Repeat the records word for word, excluding any picture.

Plotting code records
○ ○ ○ ○

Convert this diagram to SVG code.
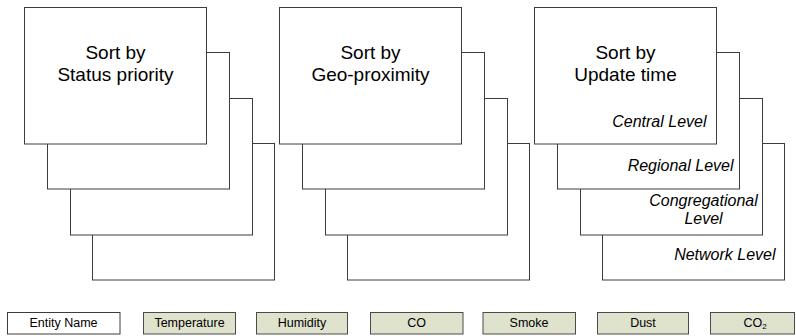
<svg xmlns="http://www.w3.org/2000/svg" width="796" height="336" viewBox="0 0 796 336">
  <style>
    .card { fill: #ffffff; stroke: #3c3c3c; stroke-width: 1; }
    .title { font-family: "Liberation Sans", Arial, sans-serif; font-size: 19px; fill: #000; text-anchor: middle; }
    .lvl { font-family: "Liberation Sans", Arial, sans-serif; font-size: 16px; font-style: italic; fill: #000; }
    .field { fill: #dfe2cd; stroke: #4a4a4a; stroke-width: 1; }
    .field-w { fill: #ffffff; stroke: #3c3c3c; stroke-width: 1; }
    .ftxt { font-family: "Liberation Sans", Arial, sans-serif; font-size: 12.5px; fill: #000; text-anchor: middle; }
  </style>
  <defs>
    <!-- one stack of four cards, back to front -->
    <g id="stack">
      <rect class="card" x="92.5" y="143.5" width="182" height="136.5"/>
      <rect class="card" x="70.5" y="98.5" width="182" height="136.5"/>
      <rect class="card" x="47.5" y="52.5" width="182" height="136.5"/>
      <rect class="card" x="24.5" y="7.5" width="182" height="136.5"/>
    </g>
  </defs>

  <g id="sort-status">
    <use href="#stack"/>
    <text class="title" x="115.5" y="59">Sort by</text>
    <text class="title" x="115.5" y="81">Status priority</text>
  </g>

  <g id="sort-geo">
    <use href="#stack" transform="translate(255,0)"/>
    <text class="title" x="370.5" y="59">Sort by</text>
    <text class="title" x="370.5" y="81">Geo-proximity</text>
  </g>

  <g id="sort-update">
    <use href="#stack" transform="translate(510,0)"/>
    <text class="title" x="625.5" y="59">Sort by</text>
    <text class="title" x="625.5" y="81">Update time</text>
    <text class="lvl" x="706.5" y="126.5" text-anchor="end">Central Level</text>
    <text class="lvl" x="733.5" y="170.5" text-anchor="end">Regional Level</text>
    <text class="lvl" x="703.5" y="206" text-anchor="middle">Congregational</text>
    <text class="lvl" x="703.5" y="223.5" text-anchor="middle">Level</text>
    <text class="lvl" x="775.5" y="259.5" text-anchor="end">Network Level</text>
  </g>

  <!-- record fields -->
  <g id="f-entity">
    <rect class="field-w" x="7.5" y="312.5" width="112.5" height="21.5"/>
    <text class="ftxt" x="63.5" y="327">Entity Name</text>
  </g>
  <g id="f-temperature">
    <rect class="field" x="143.5" y="312.5" width="92" height="21.5"/>
    <text class="ftxt" x="189.5" y="327">Temperature</text>
  </g>
  <g id="f-humidity">
    <rect class="field" x="256.5" y="312.5" width="91" height="21.5"/>
    <text class="ftxt" x="302" y="327">Humidity</text>
  </g>
  <g id="f-co">
    <rect class="field" x="370.5" y="312.5" width="92.5" height="21.5"/>
    <text class="ftxt" x="416.5" y="327">CO</text>
  </g>
  <g id="f-smoke">
    <rect class="field" x="483" y="312.5" width="92.5" height="21.5"/>
    <text class="ftxt" x="529" y="327">Smoke</text>
  </g>
  <g id="f-dust">
    <rect class="field" x="597.5" y="312.5" width="91" height="21.5"/>
    <text class="ftxt" x="643" y="327">Dust</text>
  </g>
  <g id="f-co2">
    <rect class="field" x="710.5" y="312.5" width="84" height="21.5"/>
    <text class="ftxt" x="755" y="327">CO<tspan font-size="8" dy="2">2</tspan></text>
  </g>
</svg>
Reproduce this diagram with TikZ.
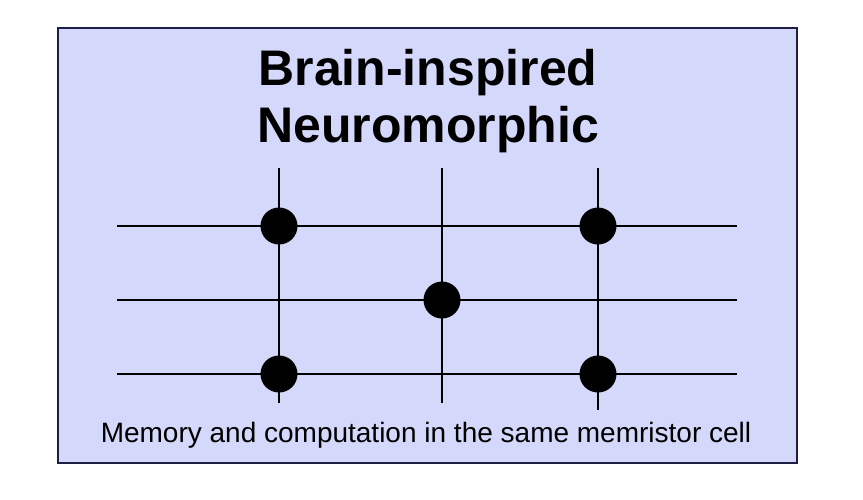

○ ○ ○ ○

Right answer
Convert this diagram to SVG code.
<svg xmlns="http://www.w3.org/2000/svg" width="796" height="336" viewBox="0 0 796 336">
  <style>
    .card { fill: #ffffff; stroke: #3c3c3c; stroke-width: 1; }
    .title { font-family: "Liberation Sans", Arial, sans-serif; font-size: 19px; fill: #000; text-anchor: middle; }
    .lvl { font-family: "Liberation Sans", Arial, sans-serif; font-size: 16px; font-style: italic; fill: #000; }
    .field { fill: #dfe2cd; stroke: #4a4a4a; stroke-width: 1; }
    .field-w { fill: #ffffff; stroke: #3c3c3c; stroke-width: 1; }
    .ftxt { font-family: "Liberation Sans", Arial, sans-serif; font-size: 12.5px; fill: #000; text-anchor: middle; }
  </style>
  <defs>
    <!-- one stack of four cards, back to front -->
    <g id="stack">
      <rect class="card" x="92.5" y="143.5" width="182" height="136.5"/>
      <rect class="card" x="70.5" y="98.5" width="182" height="136.5"/>
      <rect class="card" x="47.5" y="52.5" width="182" height="136.5"/>
      <rect class="card" x="24.5" y="7.5" width="182" height="136.5"/>
    </g>
  </defs>

  <g id="sort-status">
    <use href="#stack"/>
    <text class="title" x="115.5" y="59">Sort by</text>
    <text class="title" x="115.5" y="81">Status priority</text>
  </g>

  <g id="sort-geo">
    <use href="#stack" transform="translate(255,0)"/>
    <text class="title" x="370.5" y="59">Sort by</text>
    <text class="title" x="370.5" y="81">Geo-proximity</text>
  </g>

  <g id="sort-update">
    <use href="#stack" transform="translate(510,0)"/>
    <text class="title" x="625.5" y="59">Sort by</text>
    <text class="title" x="625.5" y="81">Update time</text>
    <text class="lvl" x="706.5" y="126.5" text-anchor="end">Central Level</text>
    <text class="lvl" x="733.5" y="170.5" text-anchor="end">Regional Level</text>
    <text class="lvl" x="703.5" y="206" text-anchor="middle">Congregational</text>
    <text class="lvl" x="703.5" y="223.5" text-anchor="middle">Level</text>
    <text class="lvl" x="775.5" y="259.5" text-anchor="end">Network Level</text>
  </g>

  <!-- record fields -->
  <g id="f-entity">
    <rect class="field-w" x="7.5" y="312.5" width="112.5" height="21.5"/>
    <text class="ftxt" x="63.5" y="327">Entity Name</text>
  </g>
  <g id="f-temperature">
    <rect class="field" x="143.5" y="312.5" width="92" height="21.5"/>
    <text class="ftxt" x="189.5" y="327">Temperature</text>
  </g>
  <g id="f-humidity">
    <rect class="field" x="256.5" y="312.5" width="91" height="21.5"/>
    <text class="ftxt" x="302" y="327">Humidity</text>
  </g>
  <g id="f-co">
    <rect class="field" x="370.5" y="312.5" width="92.5" height="21.5"/>
    <text class="ftxt" x="416.5" y="327">CO</text>
  </g>
  <g id="f-smoke">
    <rect class="field" x="483" y="312.5" width="92.5" height="21.5"/>
    <text class="ftxt" x="529" y="327">Smoke</text>
  </g>
  <g id="f-dust">
    <rect class="field" x="597.5" y="312.5" width="91" height="21.5"/>
    <text class="ftxt" x="643" y="327">Dust</text>
  </g>
  <g id="f-co2">
    <rect class="field" x="710.5" y="312.5" width="84" height="21.5"/>
    <text class="ftxt" x="755" y="327">CO<tspan font-size="8" dy="2">2</tspan></text>
  </g>
</svg>
Reproduce this diagram with TikZ.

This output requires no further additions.